I asked him to confirm if his company’s mission matched Obvious’ stated desire to only invest in companies “where every dollar of revenue was also delivering some environmental or social impact.”
“Yes, this is true for us,” he said. “We create diamonds without social and environmental harm…. But we’re also growing as fast as the fastest growing companies in Silicon Valley and have even been profitable.”
Meanwhile, I thought it would be interesting to get the perspective of a traditional impact investor on whether he considers Obvious to be an impact venture firm.
Dan Graham, co-founder of Austin-based Notley Ventures, has co-invested alongside Obvious Ventures. He believes there are two pillars of impact investors: those that want to improve the world through business but are looking for “great returns” at the same time, and those that are OK with lower returns and are almost viewed more as philanthropy.
Obvious Ventures, in his view, falls into the first category.
“They’re looking for those home runs that will return very nicely for their investors but are also having a positive impact,” he told Crunchbase News.

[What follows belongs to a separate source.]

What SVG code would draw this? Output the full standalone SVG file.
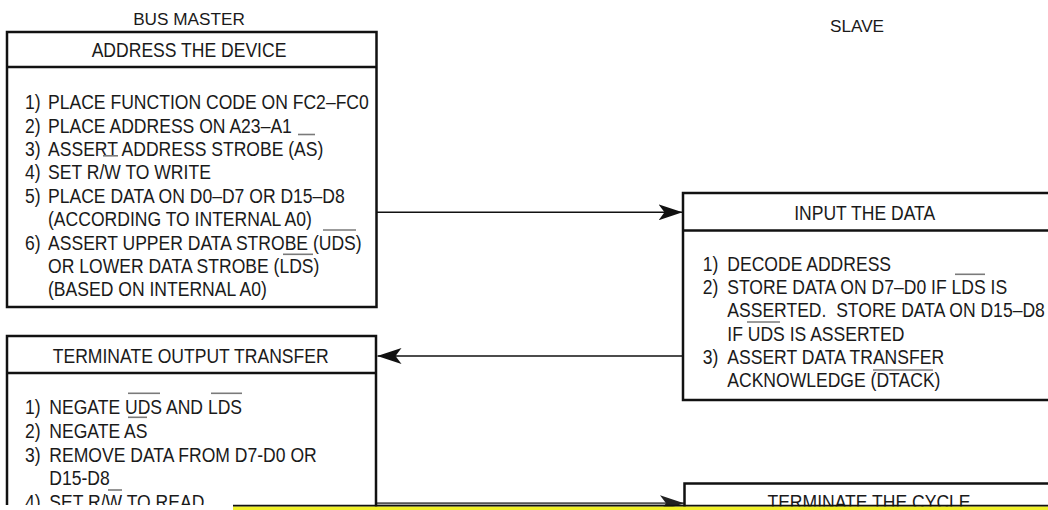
<svg xmlns="http://www.w3.org/2000/svg" width="1048" height="510" viewBox="0 0 1048 510">
<defs>
<style>
.box{fill:#fff;stroke:#111;stroke-width:2.5}
.sep{stroke:#111;stroke-width:2.5}
.t{font-family:"Liberation Sans",Arial,Helvetica,sans-serif;font-size:19.5px;fill:#1a1a1a}
.lbl{font-family:"Liberation Sans",Arial,Helvetica,sans-serif;font-size:17.2px;fill:#1a1a1a;text-anchor:middle}
.mid{text-anchor:middle}
.ol{stroke:#7a7a7a;stroke-width:1.6}
.con{fill:none;stroke:#111;stroke-width:1.6}
</style>
<marker id="ah" viewBox="0 0 24 16" markerUnits="userSpaceOnUse" markerWidth="24" markerHeight="16" refX="24" refY="8" orient="auto">
<path d="M0,0 L24,8 L0,16 L6,8 Z" fill="#111"/>
</marker>
<marker id="ahg" viewBox="0 0 24 16" markerUnits="userSpaceOnUse" markerWidth="24" markerHeight="16" refX="24" refY="8" orient="auto">
<path d="M0,0 L24,8 L0,16 L6,8 Z" fill="#222"/>
</marker>
</defs>
<rect width="1048" height="510" fill="#fff"/>

<text class="lbl" x="189" y="25">BUS MASTER</text>
<text class="lbl" x="857" y="32">SLAVE</text>

<g id="connectors">
<line class="con" x1="377" y1="212.3" x2="682.5" y2="212.3" marker-end="url(#ah)"/>
<line class="con" x1="683" y1="356" x2="377.5" y2="356" marker-end="url(#ah)"/>
<line class="con" x1="377" y1="503.3" x2="684" y2="503.3" style="stroke:#555;stroke-width:2" marker-end="url(#ahg)"/>
</g>

<g id="address-device">
<rect class="box" x="7" y="32" width="369.5" height="275"/>
<line class="sep" x1="7" y1="67" x2="376.5" y2="67"/>
<g transform="translate(189 0) scale(0.9 1)"><text class="t mid" x="0" y="57.3">ADDRESS THE DEVICE</text></g>
<g class="t" transform="translate(25 0) scale(0.9 1)">
<text y="109.3"><tspan x="0">1)</tspan><tspan x="25.6">PLACE FUNCTION CODE ON FC2–FC0</tspan></text>
<text y="132.7"><tspan x="0">2)</tspan><tspan x="25.6">PLACE ADDRESS ON A23–A1</tspan></text>
<text y="156.1"><tspan x="0">3)</tspan><tspan x="25.6">ASSERT ADDRESS STROBE (AS)</tspan></text>
<text y="179.5"><tspan x="0">4)</tspan><tspan x="25.6">SET R/W TO WRITE</tspan></text>
<text y="202.9"><tspan x="0">5)</tspan><tspan x="25.6">PLACE DATA ON D0–D7 OR D15–D8</tspan></text>
<text y="226.3"><tspan x="25.6">(ACCORDING TO INTERNAL A0)</tspan></text>
<text y="249.7"><tspan x="0">6)</tspan><tspan x="25.6">ASSERT UPPER DATA STROBE (UDS)</tspan></text>
<text y="273.1"><tspan x="25.6">OR LOWER DATA STROBE (LDS)</tspan></text>
<text y="296.5"><tspan x="25.6">(BASED ON INTERNAL A0)</tspan></text>
</g>
<line class="ol" x1="298" y1="134.5" x2="315" y2="134.5"/>
<line class="ol" x1="103" y1="155.8" x2="118" y2="155.8"/>
<line class="ol" x1="323" y1="230" x2="356" y2="230"/>
<line class="ol" x1="283" y1="254.3" x2="313" y2="254.3"/>
</g>

<g id="input-data">
<rect class="box" x="683" y="193" width="380" height="207"/>
<line class="sep" x1="683" y1="230.5" x2="1063" y2="230.5"/>
<g transform="translate(864.7 0) scale(0.9 1)"><text class="t mid" x="0" y="220">INPUT THE DATA</text></g>
<g class="t" transform="translate(702.7 0) scale(0.9 1)">
<text y="270.7"><tspan x="0">1)</tspan><tspan x="27.3">DECODE ADDRESS</tspan></text>
<text y="294"><tspan x="0">2)</tspan><tspan x="27.3">STORE DATA ON D7–D0 IF LDS IS</tspan></text>
<text y="317.3"><tspan x="27.3">ASSERTED.&#160; STORE DATA ON D15–D8</tspan></text>
<text y="340.7"><tspan x="27.3">IF UDS IS ASSERTED</tspan></text>
<text y="364"><tspan x="0">3)</tspan><tspan x="27.3">ASSERT DATA TRANSFER</tspan></text>
<text y="387.3"><tspan x="27.3">ACKNOWLEDGE (DTACK)</tspan></text>
</g>
<line class="ol" x1="955" y1="274.3" x2="985" y2="274.3"/>
<line class="ol" x1="747" y1="322" x2="780" y2="322"/>
<line class="ol" x1="873" y1="370" x2="933" y2="370"/>
</g>

<g id="terminate-output">
<rect class="box" x="7" y="336" width="369" height="190"/>
<line class="sep" x1="7" y1="373" x2="376" y2="373"/>
<g transform="translate(190.7 0) scale(0.9 1)"><text class="t mid" x="0" y="363.3">TERMINATE OUTPUT TRANSFER</text></g>
<g class="t" transform="translate(25 0) scale(0.9 1)">
<text y="414"><tspan x="0">1)</tspan><tspan x="27">NEGATE UDS AND LDS</tspan></text>
<text y="438.3"><tspan x="0">2)</tspan><tspan x="27">NEGATE AS</tspan></text>
<text y="461.7"><tspan x="0">3)</tspan><tspan x="27">REMOVE DATA FROM D7-D0 OR</tspan></text>
<text y="485.5"><tspan x="27">D15-D8</tspan></text>
<text y="509"><tspan x="0">4)</tspan><tspan x="27">SET R/W TO READ</tspan></text>
</g>
<line class="ol" x1="128" y1="393.3" x2="160" y2="393.3"/>
<line class="ol" x1="211" y1="393.3" x2="242" y2="393.3"/>
<line class="ol" x1="128" y1="417.3" x2="147" y2="417.3"/>
<line class="ol" x1="108" y1="490" x2="122" y2="490"/>
</g>

<g id="terminate-cycle">
<rect class="box" x="684.5" y="483.5" width="380" height="60"/>
<g transform="translate(869 0) scale(0.9 1)"><text class="t mid" x="0" y="509">TERMINATE THE CYCLE</text></g>
</g>

<rect x="0" y="505" width="233" height="5" fill="#fff"/>
<rect x="233" y="506.3" width="815" height="3.7" fill="#f0f028"/>
<line x1="233" y1="505.6" x2="1048" y2="505.6" stroke="#111" stroke-width="1.6"/>
</svg>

Obvious might be hesitant to be lumped into the impact category because it doesn’t want to scare away capital that is looking for great returns, or portray itself as being willing to take a below market return, Graham said.
“But if you look at their mission and all the companies in their portfolio, I’d definitely describe them as impact,” he added.
So does it really matter how Obvious Ventures (or any other company) identifies itself? Marketing gurus certainly have opinions on that, but we aren’t here to make that call. What we do know for certain, because we report on it day in and day out, is that whether a company survives or dies ultimately comes down to sound business metrics, and that is something we can measure.